▼▼▼

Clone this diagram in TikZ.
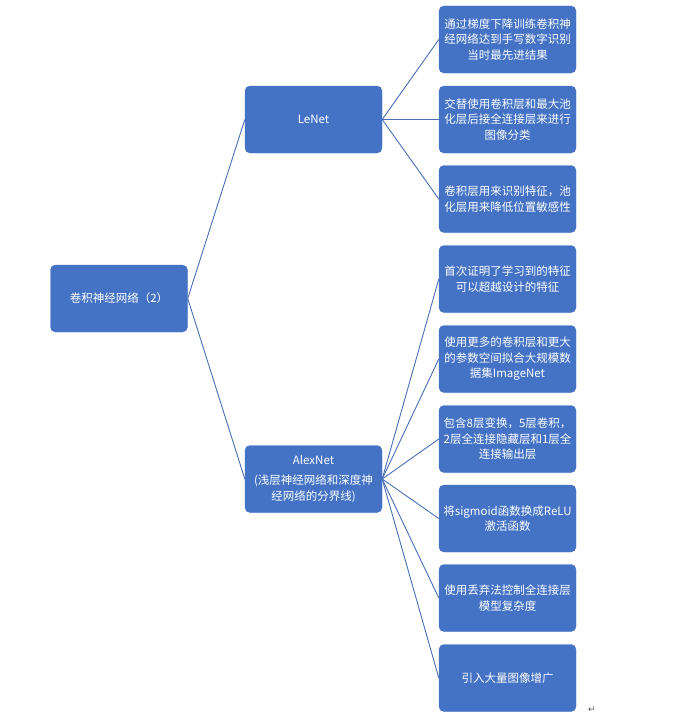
\documentclass[tikz,border=0pt]{standalone}
\usepackage{fontspec}
\setmainfont{Noto Sans CJK SC}
\newfontfamily\symfont{DejaVu Sans}
\definecolor{boxblue}{HTML}{4472C4}
\definecolor{lineblue}{HTML}{4A6EB4}
\tikzset{
  box/.style={fill=boxblue, draw=boxblue, rounded corners=5pt, minimum width=137pt, minimum height=67pt,
    inner sep=1pt, text=white, align=center, font=\fontsize{11.5}{15.5}\selectfont},
  conn/.style={draw=lineblue, line width=0.9pt}
}
\begin{document}
\begin{tikzpicture}[x=1pt,y=-1pt]
\useasboundingbox (0,0) rectangle (683,717);
\node[box] (root) at (119,298.5) {卷积神经网络（2）};
\node[box] (lenet) at (313.5,119.5) {LeNet};
\node[box] (alex) at (313.5,479) {AlexNet\\[5pt](浅层神经网络和深度神\\经网络的分界线)};
\node[box] (b1) at (507.5,39.5) {通过梯度下降训练卷积神\\经网络达到手写数字识别\\当时最先进结果};
\node[box] (b2) at (507.5,119.5) {交替使用卷积层和最大池\\化层后接全连接层来进行\\图像分类};
\node[box] (b3) at (507.5,199) {卷积层用来识别特征，池\\化层用来降低位置敏感性};
\node[box] (b4) at (507.5,279) {首次证明了学习到的特征\\可以超越设计的特征};
\node[box] (b5) at (507.5,359) {使用更多的卷积层和更大\\的参数空间拟合大规模数\\据集ImageNet};
\node[box] (b6) at (507.5,439) {包含8层变换，5层卷积，\\2层全连接隐藏层和1层全\\连接输出层};
\node[box] (b7) at (507.5,518.5) {将sigmoid函数换成ReLU\\激活函数};
\node[box] (b8) at (507.5,598) {使用丢弃法控制全连接层\\模型复杂度};
\node[box] (b9) at (507.5,678) {引入大量图像增广};
\node[text=black!65, inner sep=0pt, font=\symfont\fontsize{9}{9}\selectfont] (ret) at (592,710) {↵};
\draw[conn] (root.east) -- (lenet.west);
\draw[conn] (root.east) -- (alex.west);
\foreach \b in {b1,b2,b3} \draw[conn] (lenet.east) -- (\b.west);
\foreach \b in {b4,b5,b6,b7,b8,b9} \draw[conn] (alex.east) -- (\b.west);
\end{tikzpicture}
\end{document}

▲▲▲

WRITTEN EXERCISE →
Without the pictures, write out the whole listing above exactly as it appears.

THE RESPONSE →
Clone this diagram in TikZ.
\documentclass[tikz,border=0pt]{standalone}
\usepackage{fontspec}
\setmainfont{Noto Sans CJK SC}
\newfontfamily\symfont{DejaVu Sans}
\definecolor{boxblue}{HTML}{4472C4}
\definecolor{lineblue}{HTML}{4A6EB4}
\tikzset{
  box/.style={fill=boxblue, draw=boxblue, rounded corners=5pt, minimum width=137pt, minimum height=67pt,
    inner sep=1pt, text=white, align=center, font=\fontsize{11.5}{15.5}\selectfont},
  conn/.style={draw=lineblue, line width=0.9pt}
}
\begin{document}
\begin{tikzpicture}[x=1pt,y=-1pt]
\useasboundingbox (0,0) rectangle (683,717);
\node[box] (root) at (119,298.5) {卷积神经网络（2）};
\node[box] (lenet) at (313.5,119.5) {LeNet};
\node[box] (alex) at (313.5,479) {AlexNet\\[5pt](浅层神经网络和深度神\\经网络的分界线)};
\node[box] (b1) at (507.5,39.5) {通过梯度下降训练卷积神\\经网络达到手写数字识别\\当时最先进结果};
\node[box] (b2) at (507.5,119.5) {交替使用卷积层和最大池\\化层后接全连接层来进行\\图像分类};
\node[box] (b3) at (507.5,199) {卷积层用来识别特征，池\\化层用来降低位置敏感性};
\node[box] (b4) at (507.5,279) {首次证明了学习到的特征\\可以超越设计的特征};
\node[box] (b5) at (507.5,359) {使用更多的卷积层和更大\\的参数空间拟合大规模数\\据集ImageNet};
\node[box] (b6) at (507.5,439) {包含8层变换，5层卷积，\\2层全连接隐藏层和1层全\\连接输出层};
\node[box] (b7) at (507.5,518.5) {将sigmoid函数换成ReLU\\激活函数};
\node[box] (b8) at (507.5,598) {使用丢弃法控制全连接层\\模型复杂度};
\node[box] (b9) at (507.5,678) {引入大量图像增广};
\node[text=black!65, inner sep=0pt, font=\symfont\fontsize{9}{9}\selectfont] (ret) at (592,710) {↵};
\draw[conn] (root.east) -- (lenet.west);
\draw[conn] (root.east) -- (alex.west);
\foreach \b in {b1,b2,b3} \draw[conn] (lenet.east) -- (\b.west);
\foreach \b in {b4,b5,b6,b7,b8,b9} \draw[conn] (alex.east) -- (\b.west);
\end{tikzpicture}
\end{document}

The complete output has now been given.